Nas últimas semanas venho me sentindo um pouco sobrecarregado pelo mundo. Já havia comentado sobre a minha vontade de me ater a falar sobre a arte que tanto amo nesse espaço. Contudo, seria um erro crasso da minha parte fazê-lo. A arte, acima de tudo é um instrumento de seu tempo. Para entendê-la é necessário que entendamos também o mundo que a cerca. Como falar sobre arte sem falar sobre tudo?
Ao ouvir alguns “artistas” dizerem que não se interessam por política, por leituras e por tantas outras formas fundamentais de entendermos o mundo, eu desconfio rapidamente da sua competência artística. Como ser artista, um comunicador por essência, se não se tem um conteúdo a se comunicar? Seria um meio sem fim ou um fim sem meio.
Devo admitir que sou pouco curioso e inovador no que se refere às minhas curiosidades musicais. As leituras, apesar de amadas, tendem a se empilharem na mesinha de cabeceira (que já tem uma companheira abarrotada de livros não lidos), o cinema e a televisão exigem um tipo de concentração que eu não possuo no momento, contudo, as imagens jamais me abandonam. Acho bastante acalentador saber que apesar de vivermos num mundo em que as fotografias são as coisas mais banais que existem, estando as câmeras ao alcance de muitos, a fotografia, como expressão artística, ainda é um paquiderme presente em nossas vidas.
Imagens tem essa capacidade de serem o elefante na loja de cristais. De gerarem amor, ódio, repulsa, indignação ou tantos outros sentimentos em apenas um golpe de vista. Apesar de achar a língua inglesa um tanto fraca em seus termos, devo admitir que o verbo “to shoot” ser sinônimo de atirar e fotografar é absolutamente preciso. A fotografia e o tiro têm em comum a velocidade e o impacto. Além de serem tudo ou nada: se acerta, ou não. Simples assim.
Especialmente no fotojornalismo, a fotografia tem a responsabilidade de capturar o olhar do leitor que folheia seu jornal ou página de notícias, e passar, num piscar de olhos, a mensagem necessária. Nunca se fez tão verdadeiro o ditado de que “uma imagem vale mais do que mil palavras”.
Nas duas últimas semanas dois exemplos em especial me chamaram a atenção.
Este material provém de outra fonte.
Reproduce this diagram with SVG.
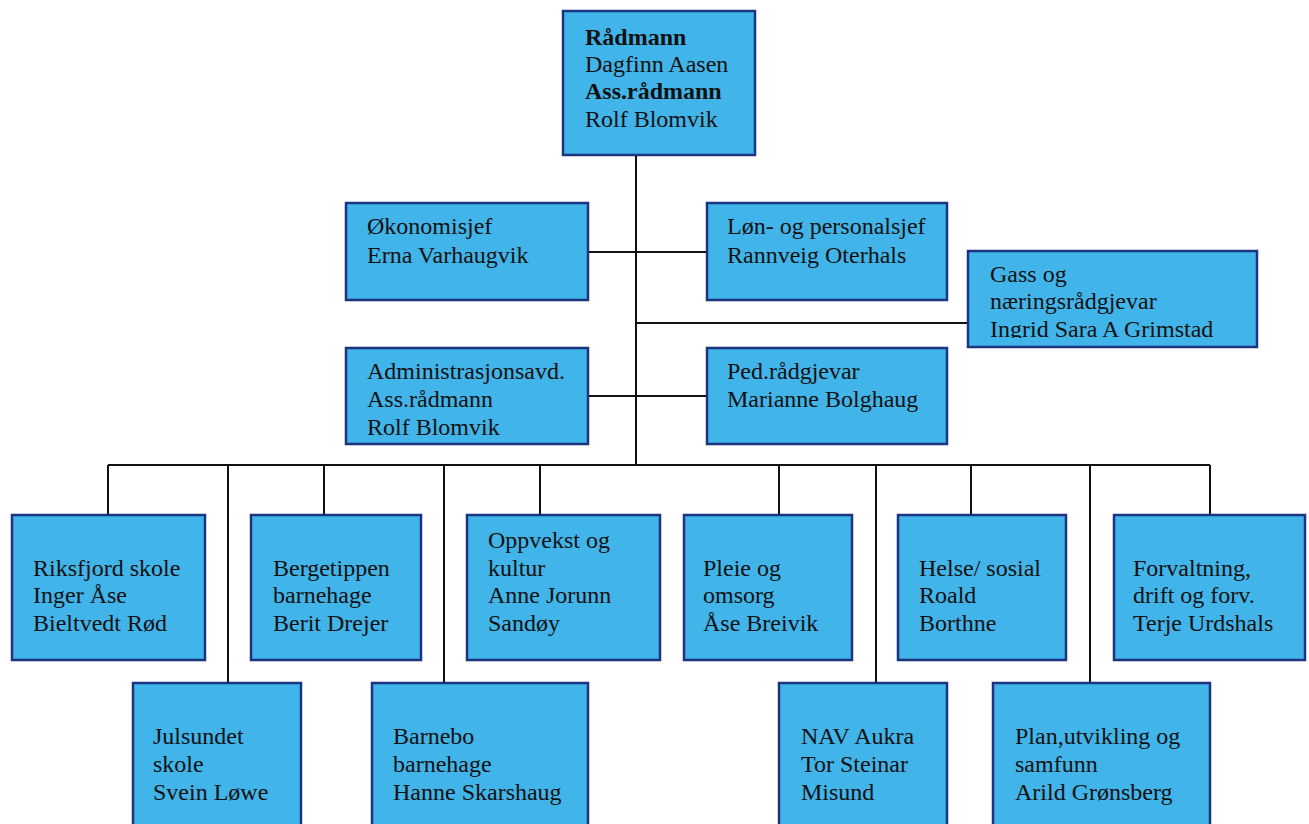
<svg xmlns="http://www.w3.org/2000/svg" width="1309" height="824" viewBox="0 0 1309 824">
<style>
.box{fill:#41b4e9;stroke:#1d3580;stroke-width:2.5}
.ln{stroke:#111;stroke-width:2;fill:none}
text{font-family:"Liberation Serif","Times New Roman",serif;font-size:24px;fill:#111}
.b{font-weight:bold}
</style>
<defs>
<clipPath id="cg"><rect x="968" y="251" width="289" height="87"/></clipPath>
<clipPath id="ca"><rect x="346" y="348" width="242" height="89"/></clipPath>
</defs>
<rect width="1309" height="824" fill="#fff"/>
<g id="connectors">
<path class="ln" d="M636 155V465M588 252H707M636 323H968M588 396H707M108 465H1210"/>
<path class="ln" d="M108 465V515M228 465V683M324 465V515M444 465V683M540 465V515M779 465V515M876 465V683M971 465V515M1090 465V683M1210 465V515"/>
</g>
<g id="radmann"><rect class="box" x="563" y="11" width="192" height="144"/>
<text x="585" y="45" class="b">Rådmann</text><text x="585" y="72">Dagfinn Aasen</text><text x="585" y="99" class="b">Ass.rådmann</text><text x="585" y="127">Rolf Blomvik</text></g>
<g id="okonomi"><rect class="box" x="346" y="203" width="242" height="97"/>
<text x="367" y="234">Økonomisjef</text><text x="367" y="263">Erna Varhaugvik</text></g>
<g id="lon"><rect class="box" x="707" y="203" width="240" height="97"/>
<text x="727" y="234">Løn- og personalsjef</text><text x="727" y="263">Rannveig Oterhals</text></g>
<g id="gass"><rect class="box" x="968" y="251" width="289" height="96"/>
<g clip-path="url(#cg)"><text x="990" y="282">Gass og</text><text x="990" y="309">næringsrådgjevar</text><text x="990" y="337">Ingrid Sara A Grimstad</text></g></g>
<g id="admin"><rect class="box" x="346" y="348" width="242" height="96"/>
<g clip-path="url(#ca)"><text x="367" y="379">Administrasjonsavd.</text><text x="367" y="407">Ass.rådmann</text><text x="367" y="435">Rolf Blomvik</text></g></g>
<g id="ped"><rect class="box" x="707" y="348" width="240" height="96"/>
<text x="727" y="379">Ped.rådgjevar</text><text x="727" y="407">Marianne Bolghaug</text></g>
<g id="riksfjord"><rect class="box" x="12" y="515" width="193" height="145"/>
<text x="33" y="576">Riksfjord skole</text><text x="33" y="603">Inger Åse</text><text x="33" y="631">Bieltvedt Rød</text></g>
<g id="bergetippen"><rect class="box" x="251" y="515" width="170" height="145"/>
<text x="273" y="576">Bergetippen</text><text x="273" y="603">barnehage</text><text x="273" y="631">Berit Drejer</text></g>
<g id="oppvekst"><rect class="box" x="467" y="515" width="193" height="145"/>
<text x="488" y="548">Oppvekst og</text><text x="488" y="576">kultur</text><text x="488" y="603">Anne Jorunn</text><text x="488" y="631">Sandøy</text></g>
<g id="pleie"><rect class="box" x="684" y="515" width="168" height="145"/>
<text x="703" y="576">Pleie og</text><text x="703" y="603">omsorg</text><text x="703" y="631">Åse Breivik</text></g>
<g id="helse"><rect class="box" x="898" y="515" width="168" height="145"/>
<text x="919" y="576">Helse/ sosial</text><text x="919" y="603">Roald</text><text x="919" y="631">Borthne</text></g>
<g id="forvaltning"><rect class="box" x="1114" y="515" width="191" height="145"/>
<text x="1133" y="576">Forvaltning,</text><text x="1133" y="603">drift og forv.</text><text x="1133" y="631">Terje Urdshals</text></g>
<g id="julsundet"><rect class="box" x="133" y="683" width="168" height="150"/>
<text x="153" y="744">Julsundet</text><text x="153" y="772">skole</text><text x="153" y="800">Svein Løwe</text></g>
<g id="barnebo"><rect class="box" x="372" y="683" width="216" height="150"/>
<text x="393" y="744">Barnebo</text><text x="393" y="772">barnehage</text><text x="393" y="800">Hanne Skarshaug</text></g>
<g id="nav"><rect class="box" x="779" y="683" width="168" height="150"/>
<text x="801" y="744">NAV Aukra</text><text x="801" y="772">Tor Steinar</text><text x="801" y="800">Misund</text></g>
<g id="plan"><rect class="box" x="993" y="683" width="217" height="150"/>
<text x="1015" y="744">Plan,utvikling og</text><text x="1015" y="772">samfunn</text><text x="1015" y="800">Arild Grønsberg</text></g>
</svg>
Primeiro foi o alvoroço que uma fotografia, feita através da técnica de dupla exposição, feita pela fotógrafa Gabriela Biló. Na fotografia aparece, em segundo plano, o presidente Luís Inácio Lula da Silva, e em primeiro plano uma vidraça estilhaçada. A fotógrafa interpreta sua obra como se o presidente, que aparece sorridente e ajeitando a gravata, estivesse protegido, quase “blindado”, e o vidro estilhaçado serve quase como um “escudo” da figura presidencial. Contudo, muitos interpretaram a imagem como sendo uma alusão a um ataque ao presidente. Interpretando o vidro quebrado como um alvo para os terroristas. Qual a interpretação correta? As duas. Não existe certo ou errado na arte, contudo, podemos dizer que, sem dúvida a obra teve um impacto inegável. Podemos debater, se muito, se a mensagem que se pretendia passar foi aquela que se recebeu.
Em outro momento, surgiram imagens chocantes de Indígenas da etnia Yanomami esquálidos, vítimas de diversas enfermidades e assolados pela desnutrição quase crônica. No podcast “O Assunto”, a jornalista Natuza Nery, em entrevista com Dario Kopenawa, vice-presidente da Associação Hutukara Yanomami, abordou o tema das imagens chocantes que viajaram o mundo mostrando a política exterminatória do último governo. A respeito das imagens, o líder indígena comenta que em sua cultura a captura de imagens é proibida porque “a fotografia também pega a alma da pessoa”; contudo, diante da circunstância de calamidade os indígenas se permitiram ser fotografados para que sua situação fosse amplamente conhecida.
Aqui temos dois opostos de uma mesma arte. No primeiro caso, a imagem manipulada que, em outro contexto, poderia ser tida apenas como “interessante”, se muito. Mas no contexto atual pôde ser interpretada como uma apologia a um assassinato presidencial. No outro extremo temos uma fotografia que em outras condições globais seria proibida, uma violação das crenças do fotografado, contudo, no momento atual se fez necessário e chocou a todos que a viram com a sua crueza. A primeira provavelmente será esquecida na pilha de jornais, a outra, talvez, se torne o ícone de um desgoverno e de um genocídio patrocinado pelo Estado Brasileiro em pleno século 21.
Fato é que, no frigir dos ovos, a arte conta a vida e não uma sem a outra.